Any way, the big girls are doing great. Mary Walton is our people-person and Shelby is our responsible engineer. (I wonder if their personality differences are more obvious to us than the casual and less frequent observer, you’ll have to let us know.) We are trying to learn how to share our toys, with varying success.
Elizabeth is doing alright. She is pretty steenking worn out and has serious cabin-fever from being couch-bound for so long. We can’t wait to get these babies out. Our big concern right now is: Can we get the Bama games taped? And, will we be able to avoid hearing the score before we get to watch them?
BR
Monday, August 14, 2006
Christmas card material
Well the girls and i had a blast this past saturday as we took in the USAF's 2006 Air Fest at Scott Air Force Base. I know what you're thinking, "Britton, do 18 month old girls get excited about air shows?" to which i am compelled to reply, "i dunno, are F-18's probably the awesomest things ever?" Because we got to see a ton of them up close and performing acrobatics just feet off the tarmac. We saw everything from B-17's, P-51's and Mig 17's, to F-22's. We called Granddaddy Rhodes and told him that we were watching the Thunderbirds perform their show while we were sitting under the fuselage of a B-17. We wished he could have been there to tell us all about the acrobatics that they were doing, instead i had to make up names like, "hey girls that plane just did a whirly-doo," or "now he is rolling into a triple sow cal and then reversed into a triple lutz blitz package." Any way, Granddaddy proceeded to tell me about the time when the bombs got jammed in the bombay and he had to climb back there and kick them out and also the time when he got back from a mission with 254 bullet holes in his aircraft. Things have really changed, we don't have a single bullet hole in our Honda Odyssey.

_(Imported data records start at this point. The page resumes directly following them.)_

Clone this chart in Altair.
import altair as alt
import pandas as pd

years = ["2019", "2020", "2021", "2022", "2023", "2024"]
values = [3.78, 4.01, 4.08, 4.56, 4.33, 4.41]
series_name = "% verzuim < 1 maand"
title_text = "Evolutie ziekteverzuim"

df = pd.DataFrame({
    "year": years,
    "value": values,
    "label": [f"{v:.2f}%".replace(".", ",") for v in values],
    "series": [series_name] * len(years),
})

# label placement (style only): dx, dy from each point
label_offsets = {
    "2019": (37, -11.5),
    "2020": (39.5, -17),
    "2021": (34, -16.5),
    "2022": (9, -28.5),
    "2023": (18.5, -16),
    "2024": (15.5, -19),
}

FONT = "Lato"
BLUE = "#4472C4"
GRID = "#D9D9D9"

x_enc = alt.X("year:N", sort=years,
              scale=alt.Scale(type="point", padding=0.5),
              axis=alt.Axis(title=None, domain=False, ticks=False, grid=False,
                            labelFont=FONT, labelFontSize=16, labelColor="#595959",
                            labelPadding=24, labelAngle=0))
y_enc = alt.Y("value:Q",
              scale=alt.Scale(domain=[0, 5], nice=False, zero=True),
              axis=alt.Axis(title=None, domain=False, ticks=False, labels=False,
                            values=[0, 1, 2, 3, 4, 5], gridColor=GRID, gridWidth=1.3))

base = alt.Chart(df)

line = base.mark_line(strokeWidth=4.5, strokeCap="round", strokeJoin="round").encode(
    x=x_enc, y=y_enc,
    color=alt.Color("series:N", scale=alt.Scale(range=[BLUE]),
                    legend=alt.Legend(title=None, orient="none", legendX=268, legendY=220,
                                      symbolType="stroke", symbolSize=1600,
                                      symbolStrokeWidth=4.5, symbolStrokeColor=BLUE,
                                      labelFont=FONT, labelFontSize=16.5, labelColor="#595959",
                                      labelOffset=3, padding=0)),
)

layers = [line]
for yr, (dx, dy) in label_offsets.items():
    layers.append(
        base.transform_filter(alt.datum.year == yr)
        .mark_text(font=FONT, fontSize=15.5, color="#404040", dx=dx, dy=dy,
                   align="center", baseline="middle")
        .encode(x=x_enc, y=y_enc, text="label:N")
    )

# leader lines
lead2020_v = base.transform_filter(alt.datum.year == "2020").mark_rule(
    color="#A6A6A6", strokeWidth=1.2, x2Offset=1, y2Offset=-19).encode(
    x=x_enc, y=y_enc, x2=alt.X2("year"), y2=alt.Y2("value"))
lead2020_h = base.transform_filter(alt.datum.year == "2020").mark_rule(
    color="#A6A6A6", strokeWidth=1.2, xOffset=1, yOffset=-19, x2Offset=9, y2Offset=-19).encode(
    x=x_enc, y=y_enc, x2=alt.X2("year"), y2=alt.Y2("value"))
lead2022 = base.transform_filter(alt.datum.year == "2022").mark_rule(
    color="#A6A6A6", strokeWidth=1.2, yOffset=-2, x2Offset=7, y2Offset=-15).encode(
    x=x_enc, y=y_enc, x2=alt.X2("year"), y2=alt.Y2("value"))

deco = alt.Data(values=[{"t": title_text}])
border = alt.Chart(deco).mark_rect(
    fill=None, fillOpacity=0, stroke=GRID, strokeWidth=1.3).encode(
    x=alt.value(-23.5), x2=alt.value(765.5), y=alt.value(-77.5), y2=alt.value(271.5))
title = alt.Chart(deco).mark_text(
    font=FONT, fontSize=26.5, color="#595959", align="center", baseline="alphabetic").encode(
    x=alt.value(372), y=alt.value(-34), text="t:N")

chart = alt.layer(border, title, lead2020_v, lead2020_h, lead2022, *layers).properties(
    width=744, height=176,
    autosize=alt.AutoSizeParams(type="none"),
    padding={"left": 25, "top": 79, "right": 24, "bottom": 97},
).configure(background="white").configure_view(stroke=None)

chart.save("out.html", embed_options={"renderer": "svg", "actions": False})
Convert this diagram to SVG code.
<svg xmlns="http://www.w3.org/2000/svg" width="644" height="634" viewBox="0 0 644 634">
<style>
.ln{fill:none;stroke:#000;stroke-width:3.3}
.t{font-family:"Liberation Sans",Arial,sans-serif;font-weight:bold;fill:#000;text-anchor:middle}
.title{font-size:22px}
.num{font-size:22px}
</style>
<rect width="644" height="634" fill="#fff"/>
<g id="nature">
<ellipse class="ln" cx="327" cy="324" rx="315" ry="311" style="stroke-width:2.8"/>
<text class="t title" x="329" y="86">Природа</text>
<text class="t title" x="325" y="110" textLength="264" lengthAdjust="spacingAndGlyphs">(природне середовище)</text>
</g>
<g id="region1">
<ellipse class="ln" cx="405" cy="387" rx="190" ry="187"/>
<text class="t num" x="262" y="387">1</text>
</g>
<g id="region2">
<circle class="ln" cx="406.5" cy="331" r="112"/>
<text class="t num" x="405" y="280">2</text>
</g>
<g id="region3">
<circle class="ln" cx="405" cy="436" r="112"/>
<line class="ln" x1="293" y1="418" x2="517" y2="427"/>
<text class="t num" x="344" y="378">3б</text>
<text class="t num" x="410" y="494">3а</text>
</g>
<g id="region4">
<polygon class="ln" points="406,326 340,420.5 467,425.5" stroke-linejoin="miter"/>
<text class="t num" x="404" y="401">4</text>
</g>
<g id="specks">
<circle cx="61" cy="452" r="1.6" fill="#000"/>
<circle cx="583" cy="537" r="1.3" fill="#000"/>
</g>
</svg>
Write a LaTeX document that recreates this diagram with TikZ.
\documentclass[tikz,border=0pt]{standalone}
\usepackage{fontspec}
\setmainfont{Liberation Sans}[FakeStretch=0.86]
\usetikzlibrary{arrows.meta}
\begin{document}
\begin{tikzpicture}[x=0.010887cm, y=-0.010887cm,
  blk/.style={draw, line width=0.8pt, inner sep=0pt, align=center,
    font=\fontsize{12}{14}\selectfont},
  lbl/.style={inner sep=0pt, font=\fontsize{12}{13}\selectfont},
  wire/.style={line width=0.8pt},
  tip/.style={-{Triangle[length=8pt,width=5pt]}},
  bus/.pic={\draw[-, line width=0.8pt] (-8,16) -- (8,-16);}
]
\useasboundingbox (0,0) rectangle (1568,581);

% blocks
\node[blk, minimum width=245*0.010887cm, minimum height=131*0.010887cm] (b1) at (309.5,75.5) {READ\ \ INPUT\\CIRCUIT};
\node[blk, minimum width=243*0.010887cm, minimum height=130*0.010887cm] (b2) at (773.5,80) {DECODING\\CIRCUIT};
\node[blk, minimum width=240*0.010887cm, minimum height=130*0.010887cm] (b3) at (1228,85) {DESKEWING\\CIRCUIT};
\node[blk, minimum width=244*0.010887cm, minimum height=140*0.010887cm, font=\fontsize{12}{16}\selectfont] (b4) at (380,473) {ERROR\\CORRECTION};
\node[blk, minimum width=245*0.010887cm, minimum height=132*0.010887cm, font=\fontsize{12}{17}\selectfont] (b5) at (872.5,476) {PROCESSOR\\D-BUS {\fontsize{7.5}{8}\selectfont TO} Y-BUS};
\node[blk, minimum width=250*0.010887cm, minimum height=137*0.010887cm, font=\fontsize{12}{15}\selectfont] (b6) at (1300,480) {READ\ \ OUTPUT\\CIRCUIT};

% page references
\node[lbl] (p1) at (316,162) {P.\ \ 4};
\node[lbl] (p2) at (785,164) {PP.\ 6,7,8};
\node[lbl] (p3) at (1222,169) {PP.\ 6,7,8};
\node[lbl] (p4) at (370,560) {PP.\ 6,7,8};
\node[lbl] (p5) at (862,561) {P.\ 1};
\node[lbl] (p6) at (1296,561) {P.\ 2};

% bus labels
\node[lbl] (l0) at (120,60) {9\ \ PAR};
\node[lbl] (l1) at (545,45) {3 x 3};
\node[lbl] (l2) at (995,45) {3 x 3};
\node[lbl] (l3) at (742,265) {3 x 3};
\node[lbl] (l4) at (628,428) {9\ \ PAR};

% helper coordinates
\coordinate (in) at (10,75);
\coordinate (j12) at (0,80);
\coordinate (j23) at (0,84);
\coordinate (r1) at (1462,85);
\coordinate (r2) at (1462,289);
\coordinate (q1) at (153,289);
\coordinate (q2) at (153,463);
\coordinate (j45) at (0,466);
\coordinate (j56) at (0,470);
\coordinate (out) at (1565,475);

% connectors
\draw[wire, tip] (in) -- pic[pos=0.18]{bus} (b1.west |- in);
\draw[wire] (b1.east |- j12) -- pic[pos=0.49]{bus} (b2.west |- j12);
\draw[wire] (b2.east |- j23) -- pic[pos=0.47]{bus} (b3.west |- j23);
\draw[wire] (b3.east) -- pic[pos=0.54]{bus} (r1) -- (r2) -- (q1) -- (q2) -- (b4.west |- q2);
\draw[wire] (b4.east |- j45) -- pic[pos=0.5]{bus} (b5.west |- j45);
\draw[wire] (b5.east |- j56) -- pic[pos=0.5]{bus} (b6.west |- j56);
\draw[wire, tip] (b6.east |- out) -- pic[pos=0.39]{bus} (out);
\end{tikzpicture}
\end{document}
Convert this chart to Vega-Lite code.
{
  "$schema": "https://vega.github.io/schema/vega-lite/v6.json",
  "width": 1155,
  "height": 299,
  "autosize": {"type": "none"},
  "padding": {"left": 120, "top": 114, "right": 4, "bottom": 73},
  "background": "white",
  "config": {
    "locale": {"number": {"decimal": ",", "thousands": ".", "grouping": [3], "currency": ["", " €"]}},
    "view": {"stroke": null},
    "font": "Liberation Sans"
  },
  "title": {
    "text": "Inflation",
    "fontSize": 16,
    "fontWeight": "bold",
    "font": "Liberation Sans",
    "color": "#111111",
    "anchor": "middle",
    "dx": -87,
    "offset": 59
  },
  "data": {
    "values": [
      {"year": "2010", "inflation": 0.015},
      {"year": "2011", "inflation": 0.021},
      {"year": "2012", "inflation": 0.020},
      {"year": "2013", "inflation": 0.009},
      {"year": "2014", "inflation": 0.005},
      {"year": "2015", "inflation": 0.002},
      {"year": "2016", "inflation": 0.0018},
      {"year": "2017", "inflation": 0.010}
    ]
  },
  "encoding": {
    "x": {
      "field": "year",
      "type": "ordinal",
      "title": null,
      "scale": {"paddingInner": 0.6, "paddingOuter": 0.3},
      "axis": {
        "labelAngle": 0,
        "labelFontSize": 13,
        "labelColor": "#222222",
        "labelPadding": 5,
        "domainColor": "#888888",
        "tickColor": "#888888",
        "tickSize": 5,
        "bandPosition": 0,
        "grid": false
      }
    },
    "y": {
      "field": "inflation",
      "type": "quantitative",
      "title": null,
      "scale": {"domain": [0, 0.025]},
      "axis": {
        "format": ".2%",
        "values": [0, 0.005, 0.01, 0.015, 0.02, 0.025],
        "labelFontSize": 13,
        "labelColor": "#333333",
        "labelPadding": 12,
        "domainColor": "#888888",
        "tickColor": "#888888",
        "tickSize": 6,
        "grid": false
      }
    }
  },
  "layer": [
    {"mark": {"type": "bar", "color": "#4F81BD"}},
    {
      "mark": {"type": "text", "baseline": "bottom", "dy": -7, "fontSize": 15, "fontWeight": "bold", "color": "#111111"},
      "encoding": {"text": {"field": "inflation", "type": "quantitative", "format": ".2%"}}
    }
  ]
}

The girls did have fun, but i think their favorite part was the people watching. Air shows appear to attract your typical NASCAR crowd (no offence to NASCAR fans). Most importantly, our day at the base gave Elizabeth 7 hours alone at home, where she caught up with friends and caught up on sleep. For those counting, Sept. 23rd is 37 weeks (a.k.a. full term for twins) She has been having contractions pretty consistently for 3.5 MONTHS now. We are just trying to keep her off her feet and hydrated. Feel free to pray for physical and emotional strength for her and also that we get our house sold; that's still hanging over our backs. But like Dad said, "At least your problem is that you HAVE a house, alot of people have the opposite problem."
later,
br
Tuesday, August 08, 2006
It smells like 'updog' in here...
So hurr's the deal (that's southern-hip-hop speak for 'here is') The purpose of this blog is to update you with well written, funny, heart warming, and awesome stories and pictures of the Wood Estrogen Factory (was that out loud?) I mean, my rapidly expanding family. There will be no theologizinationing on this blog. I will invent numerous words along the way (feel free to adopt my creations into your own vocabularies). Comments on Alabama Football will be kept to a minimum and mostly consist of premature calls for the firing of various coaches and the dismissal of boneheaded players. I will try to keep my posts short and sweet (and by sweet i mean totally awesome) because yall (and by 'yall' I mean 'I') watch too much TV and cant finish reading anything that would require scrolling. I will be the primary author, unfortunately for you becuase I learned my vocab, mechanics, and sentence structure from Buffy the Vampire Slayer, b-grade fantasy novels, and the likes of Kelly Clarkson. Maybe we can get Elizabeth to grace us with anecdote or two becuase she is a much better writer (she learned how to write from reading like Walker Percy and Ernest Hemingway (and watching Seventh Heaven too, but you didnt here it from me)) Also i wont use many apostrophes and the first person singular pronoun 'i' will be in upper case only haphazardly at best. Now to the matter at hand: the girls. The little girls (from now on i will refer to them as the 'big girls', which seems silly right now in light of their diminutive (yesss, big word) stature, but when the littler girls (from now on referred to as the 'little girls' (i hope you are paying attention)) are born, it will make more sense (did you follow that?)) are 19 months old and the little girls (read aformentioned multiple parenthetical statements if you think i referenced the same set of girls twice by using 'the little girls') are due in 1.5 months. Needless to say wonderous adventures are nigh upon us (yesss, cool old-englishy word used). So i hope i can update this and make it fun. I will try to use less parenthetical statements (but i kinda feel like the parenthetical statement is the blog version of the 'director's commentary', and i like that), but i can make no guarantees.